In order to “fully fund” Florida
Forever in 2020-2021, that $470.12 million must be:
(1)
Allocated
to Florida Forever pursuant to the purposes and requirements of the 2014 Land Acquisition Trust Fund constitutional
amendment; and
(2)
Allocated
to Florida Forever in such a way as to eliminate the current inequitable
distribution of LATF funds and bring statutory balance between environmental
investment in the North and South of the state.
The needs
of the valuable ecosystems of North Florida, our springs, rivers, lakes, wetlands, prairies, and forests
habitat have
all been severely shortchanged and must
be addressed. The Land Acquisition Trust Fund constitutional amendment was adopted in 2014 by 75% of Florida’s voters
from all around the state[2] and the legislature owes
all Floridians recognition and equity.
That
which is currently being funded by the “uncommitted cash based on statutory
provisions” should be funded henceforth from the revenue streams used prior to
the implementation of the Land Acquisition Trust
Fund constitutional amendment in 2015. To the extent that those prior revenue
streams were redirected to other purposes, and in order to prevent the unjust
termination of state employees or abrogation of contracts, the state can make up
for any shortfalls by foregoing tax cuts and, when necessary, enhancing revenues
in order to preserve the state’s natural resources for posterity. In the current fiscal year, there were nearly
$400 million in tax cuts of which roughly $272.3 million were made in school
district property taxes and $121.1 million were made to state revenue.[3] Going forward, the state must include revenue
in its budgeting exercises; it is irresponsible to focus solely on cuts.
NOTE: $300 million per year for Florida Forever was
an artifact of the statute adopted in 1999 (reenacted in 2008) and is no longer adequate:
1. The cost
of land has increased and the value of the dollar has decreased.

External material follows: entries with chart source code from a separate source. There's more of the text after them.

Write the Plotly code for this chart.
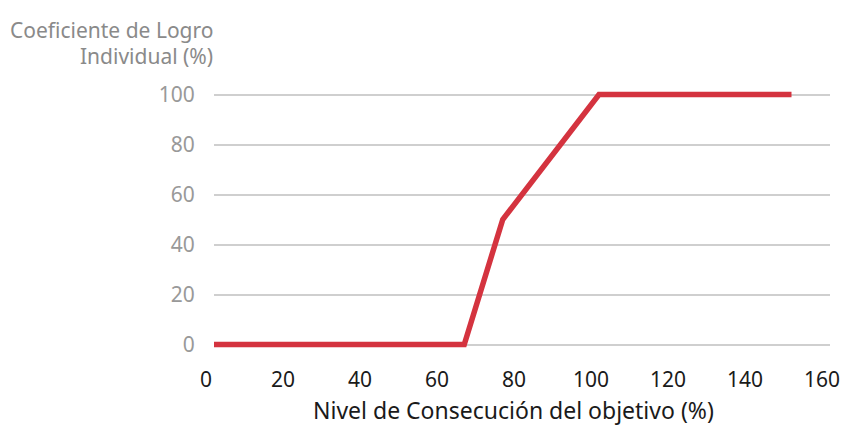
import plotly.graph_objects as go

x_vals = [0, 65, 75, 100, 150]
y_vals = [0, 0, 50, 100, 100]
x_ticks = [0, 20, 40, 60, 80, 100, 120, 140, 160]
y_ticks = [0, 20, 40, 60, 80, 100]
y_title_lines = ["Coeficiente de Logro", "Individual (%)"]
x_title = "Nivel de Consecución del objetivo (%)"

FONT = "Noto Sans"

fig = go.Figure()
fig.add_trace(go.Scatter(
    x=x_vals, y=y_vals, mode="lines",
    line=dict(color="#d4333f", width=5.5),
    hoverinfo="skip", showlegend=False,
))

fig.update_layout(
    width=842, height=434,
    margin=dict(l=206, r=20, t=78.5, b=89.5, autoexpand=False),
    paper_bgcolor="white", plot_bgcolor="white",
    font=dict(family=FONT, size=21),
    xaxis=dict(
        range=[0, 160], tickvals=x_ticks, showgrid=False, zeroline=False,
        showline=False, ticks="outside", ticklen=9, tickcolor="rgba(0,0,0,0)",
        ticklabeloverflow="allow", ticklabelshift=-8,
        tickfont=dict(family=FONT, size=21, color="#1a1a1a"),
    ),
    yaxis=dict(
        range=[-3, 103], tickvals=y_ticks, showgrid=True, gridcolor="#cfcfcf",
        gridwidth=1.5, zeroline=False, showline=False,
        ticks="outside", ticklen=14, tickcolor="rgba(0,0,0,0)",
        tickfont=dict(family=FONT, size=21, color="#999999"),
    ),
    annotations=[
        dict(text=y_title_lines[0], xref="paper", yref="paper", x=0.002, y=1.0,
             xanchor="right", yanchor="middle", yshift=57.5, align="right",
             showarrow=False, font=dict(family=FONT, size=21, color="#8a8a8a")),
        dict(text=y_title_lines[1], xref="paper", yref="paper", x=0.002, y=1.0,
             xanchor="right", yanchor="middle", yshift=31.5, align="right",
             showarrow=False, font=dict(family=FONT, size=21, color="#8a8a8a")),
        dict(text=x_title, xref="paper", yref="paper", x=0.487, y=0,
             xanchor="center", yanchor="middle", yshift=-57.5,
             showarrow=False, font=dict(family=FONT, size=23, color="#1a1a1a")),
    ],
)

fig.write_html("out.html")
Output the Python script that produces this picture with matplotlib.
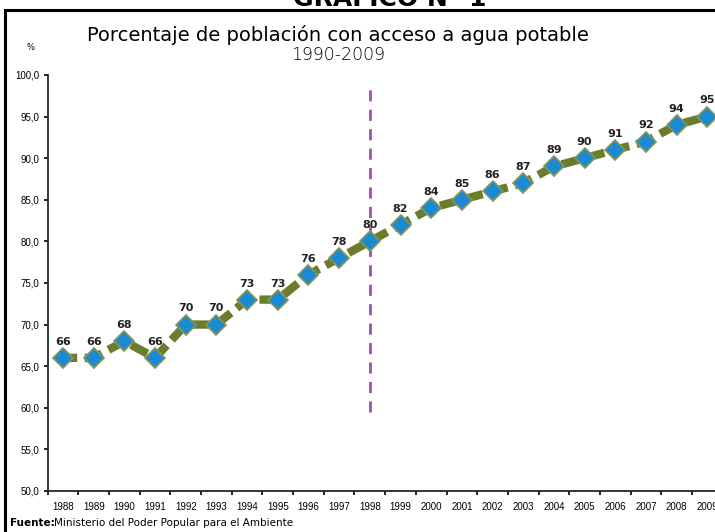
import matplotlib
matplotlib.use("Agg")
import matplotlib.pyplot as plt
from matplotlib.patches import Rectangle

years = [str(y) for y in range(1988, 2010)]
values = [66, 66, 68, 66, 70, 70, 73, 73, 76, 78, 80, 82, 84, 85, 86, 87,
          89, 90, 91, 92, 94, 95]
yticks = [50, 55, 60, 65, 70, 75, 80, 85, 90, 95, 100]
mark_year = "1998"
mark_span = (59.5, 98.8)

fig = plt.figure(figsize=(7.15, 5.32), dpi=100)
ax = fig.add_axes([0.0667, 0.0771, 0.944, 0.782])

x = list(range(len(years)))
ax.plot(x, values, color="#6b7d2c", lw=6, ls=(0.5, (2.2, 0.9)),
        solid_capstyle="butt", dash_capstyle="butt", zorder=2)
ax.plot(x, values, ls="none", marker="D", ms=10, mfc="#1a8bd3",
        mec="#8a9455", mew=1.2, zorder=3)
for xi, v in zip(x, values):
    ax.annotate(str(v), (xi, v), xytext=(0, 8), textcoords="offset points",
                ha="center", va="bottom", fontsize=8, fontweight="bold",
                color="#222222")

xm = years.index(mark_year)
ax.vlines(xm, *mark_span, colors="#9b50b8", lw=2, ls=(0, (4, 3)), zorder=1)

ax.set_xlim(-0.5, len(years) - 0.5)
ax.set_ylim(50, 100)
ax.set_yticks(yticks)
ax.set_yticklabels([f"{t:.1f}".replace(".", ",") for t in yticks],
                   fontsize=7, family="Liberation Sans")
ax.set_xticks(x)
ax.set_xticklabels(years, fontsize=7, family="Liberation Sans")
ax.set_xticks([i - 0.5 for i in range(len(years) + 1)], minor=True)
ax.tick_params(axis="x", which="major", length=0, pad=8)
ax.tick_params(axis="x", which="minor", length=3, width=1.2)
ax.tick_params(axis="y", length=3, width=1.2, pad=3)
for s in ["top", "right"]:
    ax.spines[s].set_visible(False)
for s in ["left", "bottom"]:
    ax.spines[s].set_linewidth(1.3)
    ax.spines[s].set_color("#1f2a2a")

fig.text(0.473, 0.935, "Porcentaje de población con acceso a agua potable",
         ha="center", va="center", fontsize=14, color="#000000")
fig.text(0.473, 0.897, "1990-2009", ha="center", va="center", fontsize=12.5,
         fontweight="light", color="#000000")
fig.text(0.042, 0.91, "%", ha="center", va="center", fontsize=6)
fig.text(0.545, 0.989, "GRAFICO N° 1", ha="center", va="baseline",
         fontsize=18, fontweight="bold")
fig.text(0.014, 0.017, "Fuente:", ha="left", va="center", fontsize=7.5,
         fontweight="bold")
fig.text(0.076, 0.017, "Ministerio del Poder Popular para el Ambiente",
         ha="left", va="center", fontsize=7.5)

fig.patches.append(Rectangle((0.007, -0.1), 1.1, 1.081, transform=fig.transFigure,
                             fill=False, lw=2.2, ec="black"))

fig.savefig("out.png", dpi=100)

2. Land acquisition has been essentially halted since 2010 and
the state needs to catch up before it is too late.
3. Fully
funding the state’s conservation land needs requires at least $9 billion
estimated to acquire the properties on the Acquisition and Restoration Council
(ARC) list.
“Fully Fund Florida Forever” means $470.12 million
EXPLAINED
When the environmental community has called for “full funding of Florida
Forever” in past years, we have either differed in the amounts asked for or not
specified a dollar amount at all.
We think it is time
to:
- Identify a dollar amount that is based on the full use of the doc stamp funding received by the Land Acquisition Trust Fund (LATF);
- Use that dollar amount to replace the paltry and unacceptable $100 million promised (but rarely delivered) by elected officials; and
- Use that dollar amount to replace the $300 million target with one appropriate to the present situation.

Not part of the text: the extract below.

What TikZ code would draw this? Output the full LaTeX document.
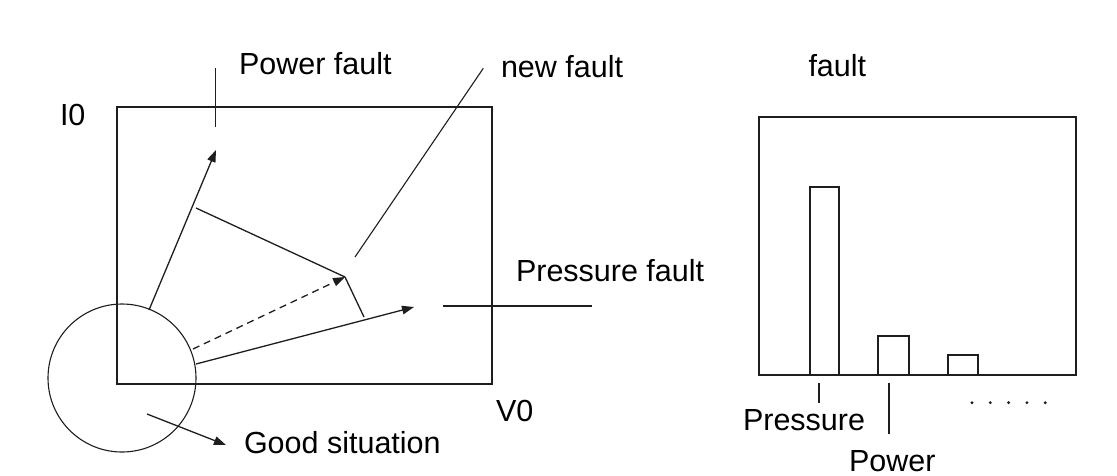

$470.12 million is that number. When we say “Florida Forever,” we are not
referring to
259.105 F.S. (the Florida Forever formula used in
1999 but not used since). Rather, we use
“Florida Forever” as a catch-all term for real environmental spending
(i.e. not IT support, insurance, salaries, office equipment, etc.). And we use
the $470.12 million to catch all of the LATF funding voters demanded the
environment receive.
Therefore, the umbrella of “Florida Forever” includes money for springs
and rivers protection, ranchland preservation, etc. that could be drawn from
the $470.12 million and allocated within 375.041 F.S. (LATF), even if the uses were not traditionally part of the Florida
Forever program formula.
We are using "Florida Forever" as the label for the main
(only) real environmental funding program in the state.
We think using Florida
Forever as a label makes sense because of how the public perceives it and why
the public voted for Amendment 1 in 2014. Few Floridians know what 259.105 F.S. is, but many
probably know (sort of) what Florida Forever is supposed to be and do.
375.041 F.S. (LATF) is now effectively Florida Forever whether we
like it or not, because it is the only funding source for large environmental
purposes, whatever the court determines those to be. Our approach
to “full funding of Florida Forever” comes from that reality.
Regarding
allocations out of that $470.12 million, we don’t believe anyone in the environmental protection community
will argue against requiring LATF funds to be spent “consistent with the
language in the Constitution.” But we
understand that different organizations within that community have different
ideas of what “consistent” means. That
is OK. Eventually the court will decide
and until then we can agree to disagree on allocations. When the decision is final, we can work
together to make sure the protection of Florida’s environment is a top priority
in the legislature.
What we want is a better
chance to get more money, not less, spent on the environment, and the best way
to make ourselves heard is to agree on and rally around what “fully fund
Florida Forever” means within the context of the LATF world we live in now.
NOTE: The funds in the LATF fluctuate in response
to the level of real estate activity in the state. There is a logical nexus; the more
development, the greater the funds, and the greater need to buy and protect
conservation lands. For 2020-2021, the
“uncommitted cash” is $470.12 million.
In subsequent years that dollar amount will change.